Domain expertise is not optional. You cannot clean terminal data with generic data-quality tools. You need people who understand what a realistic crane cycle time looks like, what a suspicious container position means, why a particular timestamp pattern indicates batch confirmation rather than real-time logging. Without this knowledge, you will clean the data into a different kind of wrong.

What actually helps

I do not have a complete solution. I am not sure one exists. But several practices have consistently made the difference between projects that work and projects that produce impressive slides:

Instrument beyond the TOS. IoT sensors, GPS tracking on equipment, and camera-based position verification provide independent data streams that can validate or supplement what the TOS records. They are expensive and complicated to deploy, but they close the gap between logged and actual events in ways that no amount of data cleaning can.

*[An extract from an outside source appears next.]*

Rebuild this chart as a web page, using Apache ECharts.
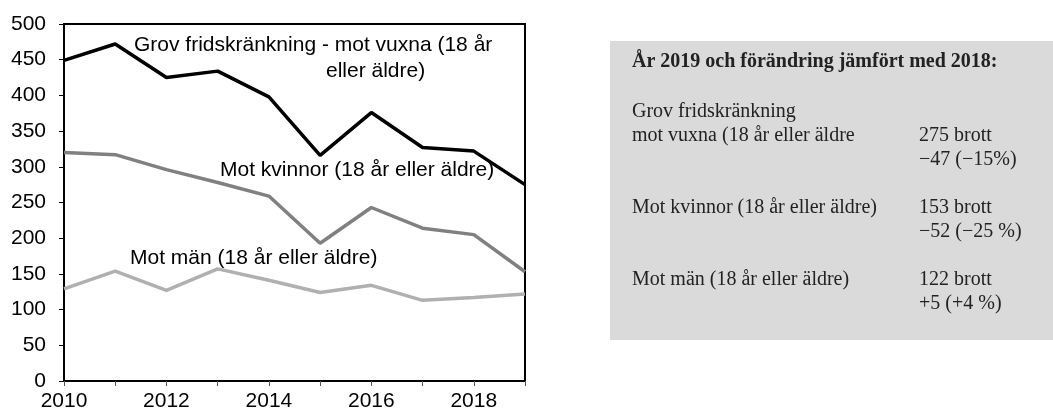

Build your models with explicit uncertainty. If your timestamps might be off by thirty seconds, do not pretend they are precise. Build models that can handle temporal uncertainty through interval-based representations, probabilistic timestamps, or tolerance windows. This is less elegant than treating your data as ground truth, but it is more honest and produces more robust systems.

Validate against operational knowledge. Before trusting any dataset, sit down with terminal planners and walk through specific shifts, specific vessels, specific operational scenarios. Ask them if the data matches what they remember. The discrepancies they identify will teach you more about your data quality than any statistical test.

Design for the data you actually have, not the data you wish you had. This is perhaps the most important lesson. The temptation is always to assume the data is better than it is and build sophisticated models on top of it. The more effective approach is to be honest about the data's limitations and build systems that are robust to them, even if that means simpler models, wider confidence intervals, or more conservative decision-making.

Create feedback loops. Once your system is in production, use the discrepancies between its predictions and observed outcomes to systematically identify where your data is failing you. These feedback loops are not just model improvement mechanisms. They are data quality discovery tools.

This is not unique to terminals

I have focused on container terminals because that is where I work. But this problem is endemic across industrial environments. Manufacturing execution systems, warehouse management systems, fleet management platforms, and energy grid monitoring all share the same fundamental issue. The data was designed to support operations, not to train machine learning models. The logging granularity, the event definitions, and the timestamp precision all reflect operational priorities, not analytical ones.

Every industrial AI project eventually discovers this. The ones that succeed treat data quality not as a preprocessing step but as a core, ongoing engineering challenge that deserves as much attention, investment, and expertise as the models themselves.

Closing thoughts

The most honest thing I can say about working with terminal data is this: the data is never as good as it looks, and the gap between what is logged and what happened is where the real engineering challenge lives.

This is not a reason to abandon data-driven approaches. It is a reason to pursue them realistically. The teams that acknowledge the data problem, invest in understanding it, and build systems that are robust to it are the teams that ship systems that actually work in production.

The algorithms are the easy part. The data is where most of the work lives.